La sfida dell’invecchiamento della forza lavoro, come ribadisce continuamente tra gli altri la Banca d’Italia, ha al centro il rafforzamento della produttività. Non dobbiamo però fare l’ingenuo errore di pensare che essa sia solo legata all’innovazione tecnologica: contano molto il benessere del lavoratore e la sua effettiva crescita personale (formativa e professionale). Nel recente rapporto “Keeping older workers engaged. Country report: Italy” recentemente pubblicato da Eurofound viene sottolineato come tra gli occupati di 55 anni e oltre italiani meno del 40% sono quelli che riportano un’alta qualità del lavoro svolto, contro valori di 5 punti percentuali superiori tra le donne coetanee europee e di 15 punti tra i coetanei uomini. I dati Istat mostrano che le persone con maggior titolo di studio sono più propense ad allungare l’attività lavorativa anche oltre l’età prevista di pensionamento, non solo per motivi economici, ma ancor più per motivi legati alla qualità del lavoro, in particolare rispetto alle dimensioni della realizzazione personale, del coinvolgimento nell’attività svolta, dell’interesse professionale.

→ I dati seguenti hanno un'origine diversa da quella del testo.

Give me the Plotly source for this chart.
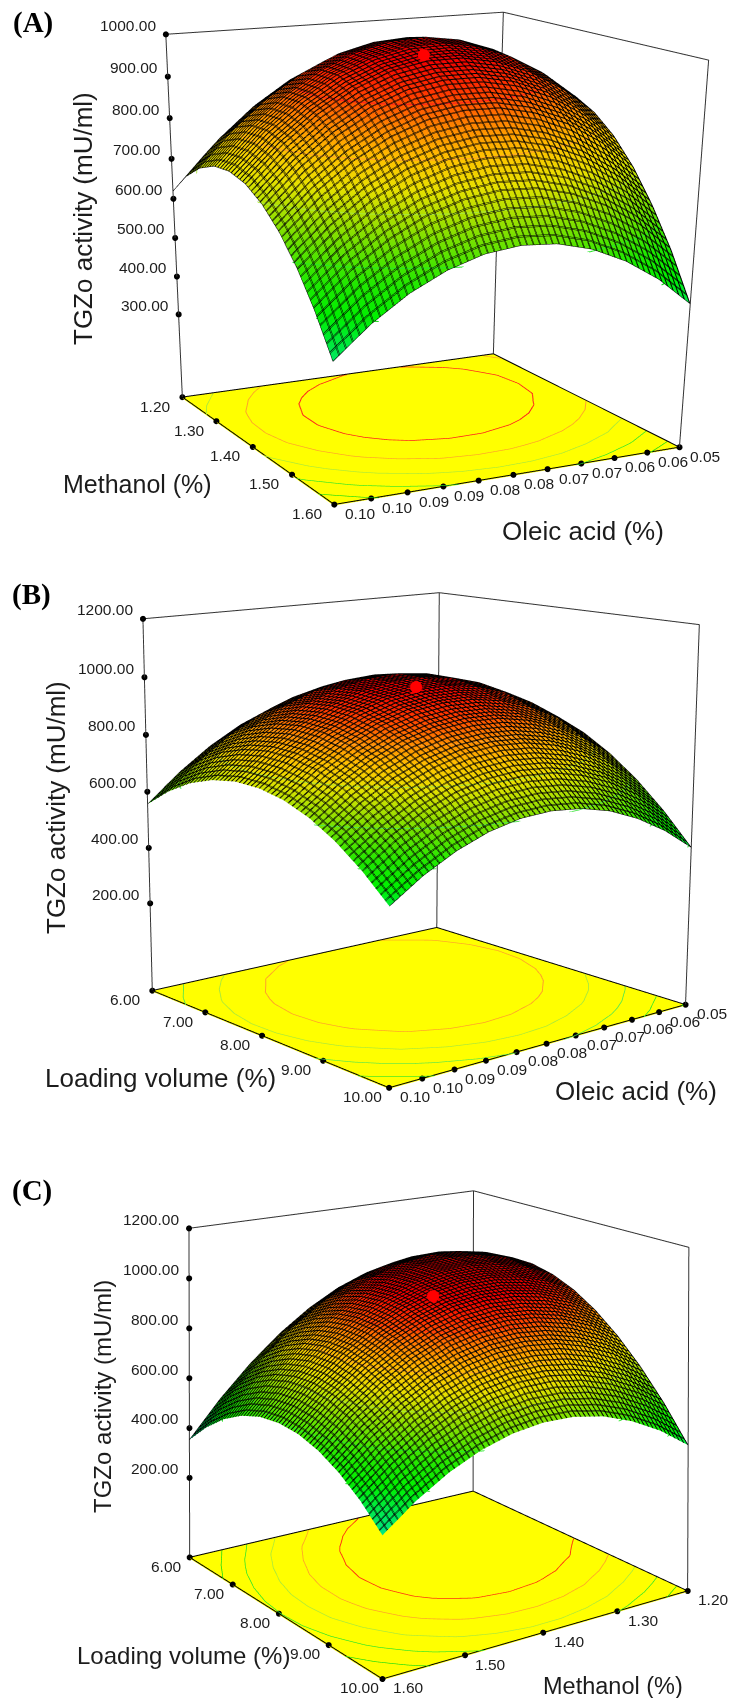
import numpy as np
import plotly.graph_objects as go

W, H = 742, 1698

oleic = [0.05, 0.055, 0.06, 0.065, 0.07, 0.075, 0.08, 0.085, 0.09, 0.095, 0.10]
methanol = [1.20, 1.24, 1.28, 1.32, 1.36, 1.40, 1.44, 1.48, 1.52, 1.56, 1.60]
loading = [6.0, 6.4, 6.8, 7.2, 7.6, 8.0, 8.4, 8.8, 9.2, 9.6, 10.0]

oleic_ticks = [0.05, 0.055, 0.06, 0.065, 0.07, 0.075, 0.08, 0.085, 0.09, 0.095, 0.10]
oleic_labels = ["0.05", "0.06", "0.06", "0.07", "0.07", "0.08", "0.08", "0.09", "0.09", "0.10", "0.10"]
methanol_ticks = [1.2, 1.3, 1.4, 1.5, 1.6]
methanol_labels = ["1.20", "1.30", "1.40", "1.50", "1.60"]
loading_ticks = [6, 7, 8, 9, 10]
loading_labels = ["6.00", "7.00", "8.00", "9.00", "10.00"]
z_ticks_a = [300, 400, 500, 600, 700, 800, 900, 1000]
z_labels_a = ["300.00", "400.00", "500.00", "600.00", "700.00", "800.00", "900.00", "1000.00"]
z_ticks_bc = [200, 400, 600, 800, 1000, 1200]
z_labels_bc = ["200.00", "400.00", "600.00", "800.00", "1000.00", "1200.00"]

# TGZo activity, rows follow the y factor, columns the x factor
activity_a = [
    [781, 837, 876, 900, 908, 900, 875, 835, 779, 707, 619],
    [821, 878, 919, 944, 953, 946, 923, 884, 830, 759, 672],
    [844, 902, 945, 971, 982, 976, 955, 917, 864, 795, 709],
    [850, 910, 954, 982, 994, 990, 970, 934, 882, 814, 730],
    [840, 902, 947, 976, 990, 987, 968, 934, 883, 817, 734],
    [814, 877, 924, 954, 969, 968, 951, 917, 868, 803, 722],
    [772, 836, 884, 916, 932, 932, 917, 885, 837, 773, 693],
    [713, 778, 828, 861, 879, 880, 866, 835, 789, 727, 648],
    [637, 704, 755, 790, 809, 812, 799, 770, 725, 664, 587],
    [546, 614, 666, 702, 723, 727, 715, 688, 644, 585, 509],
    [437, 507, 560, 598, 620, 626, 616, 589, 547, 489, 415],
]
activity_b = [
    [753, 809, 848, 871, 876, 865, 837, 792, 730, 651, 556],
    [797, 855, 896, 921, 928, 919, 893, 850, 791, 714, 621],
    [824, 885, 928, 954, 964, 957, 933, 892, 835, 761, 670],
    [835, 897, 942, 971, 983, 978, 956, 918, 862, 790, 701],
    [829, 893, 941, 971, 985, 982, 963, 926, 873, 803, 716],
    [806, 872, 922, 955, 971, 970, 953, 918, 867, 799, 714],
    [766, 834, 886, 921, 940, 941, 926, 893, 844, 779, 696],
    [709, 780, 834, 871, 892, 895, 882, 852, 805, 741, 661],
    [636, 709, 765, 804, 827, 833, 822, 793, 749, 687, 609],
    [546, 621, 680, 721, 746, 753, 744, 719, 676, 617, 540],
    [440, 517, 577, 621, 647, 657, 651, 627, 586, 529, 455],
]
activity_c = [
    [906, 936, 948, 940, 913, 868, 803, 719, 616, 494, 353],
    [942, 977, 993, 990, 969, 928, 868, 789, 691, 573, 437],
    [959, 999, 1020, 1023, 1006, 970, 915, 840, 747, 635, 504],
    [958, 1003, 1029, 1036, 1024, 993, 943, 874, 786, 678, 552],
    [939, 989, 1020, 1032, 1025, 999, 953, 889, 806, 703, 582],
    [902, 957, 992, 1009, 1007, 986, 945, 886, 808, 710, 593],
    [846, 906, 947, 968, 971, 955, 919, 865, 791, 699, 587],
    [772, 837, 883, 909, 917, 905, 875, 825, 756, 669, 562],
    [680, 750, 800, 832, 844, 838, 812, 768, 704, 621, 519],
    [570, 644, 700, 736, 754, 752, 731, 692, 633, 555, 458],
    [441, 521, 581, 623, 645, 648, 632, 597, 543, 470, 378],
]
levels_a = [900, 800, 700, 600, 500]
levels_b = [850, 750, 650, 550, 450]
levels_c = [900, 800, 700, 600, 500]
level_colors_a = ["#ff1e1e", "#ffa02a", "#a8e83c", "#28e628", "#10dc10"]
level_colors_b = ["#ffa02a", "#a8e83c", "#50e650", "#28e628", "#10dc10"]
level_colors_c = ["#ff3010", "#ffa02a", "#a8e83c", "#28e628", "#10dc10"]
red_a = (0.0775, 1.432, 994)
red_b = (0.0784, 8.3, 999)
red_c = (1.426, 8.364, 1009)

COLORS = [[0.0, "#00e6a0"], [0.116, "#00e850"], [0.217, "#00f000"], [0.304, "#20e800"],
          [0.435, "#80e000"], [0.565, "#e8e000"], [0.652, "#ffc000"], [0.739, "#ff8000"],
          [0.826, "#ff3000"], [0.899, "#f00000"], [1.0, "#c00000"]]
FONT = "Liberation Sans"
TXT = "#1c1c1c"

fig = go.Figure()


def padded(r):
    e = 0.002 * (r[1] - r[0])
    return [r[0] - e, r[1] + e]


def panel(name, xs, ys, table, xr, yr, zr, xt, xl, yt, yl, zt, zl, levels, lev_cols, red, cam, asp, mesh, yshift_x=-27):
    z = np.array(table, float)
    dx = (xr[1] - xr[0]) / mesh
    dy = (yr[1] - yr[0]) / mesh
    fig.add_trace(go.Surface(
        x=xs, y=ys, z=z, scene=name, showscale=False, colorscale=COLORS, cmin=350, cmax=1040,
        hoverinfo="skip",
        lighting=dict(ambient=1, diffuse=0, specular=0, roughness=1, fresnel=0),
        contours=dict(
            x=dict(show=True, start=xr[0], end=xr[1] + dx / 2, size=dx, color="#000000", width=2),
            y=dict(show=True, start=yr[0], end=yr[1] + dy / 2, size=dy, color="#000000", width=2),
        )))
    # second set of mesh lines next to the first, to give them the reference's weight
    fig.add_trace(go.Surface(
        x=xs, y=ys, z=z, scene=name, showscale=False, hidesurface=True, hoverinfo="skip",
        colorscale=[[0, "#000000"], [1, "#000000"]],
        contours=dict(
            x=dict(show=True, start=xr[0] + 0.14 * dx, end=xr[1], size=dx, color="#000000", width=2),
            y=dict(show=True, start=yr[0] + 0.14 * dy, end=yr[1], size=dy, color="#000000", width=2),
        )))
    drop = 8
    for lev, col in zip(levels, lev_cols):
        fig.add_trace(go.Surface(
            x=xs, y=ys, z=z - drop, scene=name, showscale=False, hidesurface=True, hoverinfo="skip",
            colorscale=[[0, col], [1, col]],
            contours=dict(z=dict(show=True, start=lev - drop, end=lev - drop + 1.5, size=1, color=col, width=2,
                                 project=dict(z=True)))))
    x0, x1, y0, y1, z0, z1 = xr[0], xr[1], yr[0], yr[1], zr[0], zr[1]
    fig.add_trace(go.Scatter3d(
        x=[x1, x1, x0, x0, x1], y=[y0, y1, y1, y0, y0], z=[z0] * 5, scene=name, mode="lines",
        line=dict(color="#000000", width=2), hoverinfo="skip", showlegend=False))
    fig.add_trace(go.Scatter3d(
        x=[x1, x1, x0, x0, x0, None, x0, x0], y=[y0, y0, y0, y1, y1, None, y0, y0],
        z=[z0, z1, z1, z1, z0, None, z0, z1], scene=name, mode="lines",
        line=dict(color="#333333", width=2), hoverinfo="skip", showlegend=False))
    fig.add_trace(go.Scatter3d(
        x=list(xt) + [x1] * len(yt) + [x1] * len(zt),
        y=[y1] * len(xt) + list(yt) + [y0] * len(zt),
        z=[z0] * (len(xt) + len(yt)) + list(zt),
        scene=name, mode="markers", marker=dict(size=3.5, color="#000000"), hoverinfo="skip", showlegend=False))
    fig.add_trace(go.Scatter3d(
        x=[red[0]], y=[red[1]], z=[red[2]], scene=name, mode="markers",
        marker=dict(size=7, color="#ff0000"), hoverinfo="skip", showlegend=False))
    ann = []
    f = dict(family=FONT, size=15.5, color=TXT)
    for v, t in zip(xt, xl):
        ann.append(dict(x=v, y=y1, z=z0, text=t, showarrow=False, font=f, xanchor="center", yanchor="middle", xshift=26, yshift=-9))
    for v, t in zip(yt, yl):
        ann.append(dict(x=x1, y=v, z=z0, text=t, showarrow=False, font=f, xanchor="center", yanchor="middle", xshift=yshift_x, yshift=-9))
    for v, t in zip(zt, zl):
        ann.append(dict(x=x1, y=y0, z=v, text=t, showarrow=False, font=f, xanchor="right", yanchor="middle", xshift=-8, yshift=9))
    ax = dict(showgrid=False, zeroline=False, showticklabels=False, ticks="", showline=False,
              showspikes=False, showbackground=False, title=dict(text=""))
    scene = dict(
        domain=dict(x=[0, 1], y=[0, 1]),
        xaxis=dict(ax, range=padded(xr)),
        yaxis=dict(ax, range=padded(yr)),
        zaxis=dict(ax, range=padded(zr), showbackground=True, backgroundcolor="#ffff00"),
        camera=dict(eye=dict(x=cam[0], y=cam[1], z=cam[2]), center=dict(x=cam[3], y=cam[4], z=cam[5]), up=dict(x=0, y=0, z=1)),
        aspectmode="manual", aspectratio=dict(x=asp[0], y=asp[1], z=asp[2]),
        annotations=ann, bgcolor="rgba(0,0,0,0)")
    return scene


sa = panel("scene", oleic, methanol, activity_a, (0.05, 0.10), (1.2, 1.6), (75, 1000),
           oleic_ticks, oleic_labels, methanol_ticks, methanol_labels, z_ticks_a, z_labels_a,
           levels_a, level_colors_a, red_a, (4.039, 7.669, 1.929, 0.580, 0.673, -2.405), (1.604, 1.594, 1.531), 56)
sb = panel("scene2", oleic, loading, activity_b, (0.05, 0.10), (6, 10), (-120, 1200),
           oleic_ticks, oleic_labels, loading_ticks, loading_labels, z_ticks_bc, z_labels_bc,
           levels_b, level_colors_b, red_b, (2.763, 3.219, 0.909, 0.105, -0.025, -0.066), (0.828, 0.811, 0.816), 60)
sc = panel("scene3", methanol, loading, activity_c, (1.2, 1.6), (6, 10), (-120, 1200),
           methanol_ticks, methanol_labels, loading_ticks, loading_labels, z_ticks_bc, z_labels_bc,
           levels_c, level_colors_c, red_c, (5.190, 7.232, 2.637, 0.663, 0.498, 2.452), (1.587, 1.539, 1.484), 64, yshift_x=-23)


def label(text, px, py, size, angle=0, family=FONT, bold=False, color=TXT):
    t = "<b>%s</b>" % text if bold else text
    return dict(text=t, x=px / W, y=1 - py / H, xref="paper", yref="paper", showarrow=False, xanchor="center",
                yanchor="middle", textangle=angle, font=dict(family=family, size=size, color=color))


annots = [
    label("(A)", 33, 23, 29, family="Liberation Serif", bold=True, color="#000000"),
    label("(B)", 31, 594, 29, family="Liberation Serif", bold=True, color="#000000"),
    label("(C)", 32, 1190, 29, family="Liberation Serif", bold=True, color="#000000"),
    label("TGZo activity (mU/ml)", 83, 219, 26, angle=-90),
    label("TGZo activity (mU/ml)", 56, 808, 26, angle=-90),
    label("TGZo activity (mU/ml)", 102, 1397, 24, angle=-90),
    label("Methanol (%)", 137, 484, 25),
    label("Oleic acid (%)", 583, 531, 26),
    label("Loading volume (%)", 160, 1078, 26),
    label("Oleic acid (%)", 636, 1091, 26),
    label("Loading volume (%)", 183, 1655, 24),
    label("Methanol (%)", 613, 1686, 23.5),
]

fig.update_layout(width=W, height=H, margin=dict(l=0, r=0, t=0, b=0), paper_bgcolor="white", showlegend=False,
                  scene=sa, scene2=sb, scene3=sc, annotations=annots)
fig.write_html("out.html", config=dict(displayModeBar=False), post_script="document.body.style.margin='0';")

Come sottolineato da Andrea Brandolini, Vice Capo del Dipartimento Economia e Statistica della Banca d’Italia, nel suo intervento alla Commissione parlamentare sugli effetti economici della transizione demografica, “nel corso di una carriera sempre più lunga emergeranno nuove tecniche e quelle esistenti diventeranno rapidamente obsolete. La formazione continua e la riqualificazione dei lavoratori adulti assumono quindi un’importanza pari a quella dell’istruzione formale, sia per contrastare il deterioramento delle competenze acquisite in passato sia per fornirne di nuove, necessarie ad affrontare transizioni tecnologiche complesse. L’Italia è in questo campo in ritardo rispetto ai paesi più avanzati”. Produttività e benessere sono favorite, inoltre, dalla dimensione relazionale: la possibilità di conciliazione vita-lavoro e le condizioni di collaborazione positiva tra le diverse generazioni nelle organizzazioni sono considerati elementi sempre più importanti.

Nel dibattito pubblico italiano si riscontra una spiccata propensione a scontrarsi sulle politiche di pensionamento mentre i paesi con cui competiamo si occupano maggiormente di politiche di sviluppo. Per diventare un paese in cui poter vivere bene in pensione – obiettivo degli attuali e futuri anziani – bisogna prima essere una società e un’economia in grado di crescere e generare benessere, a partire dalla qualità del lavoro.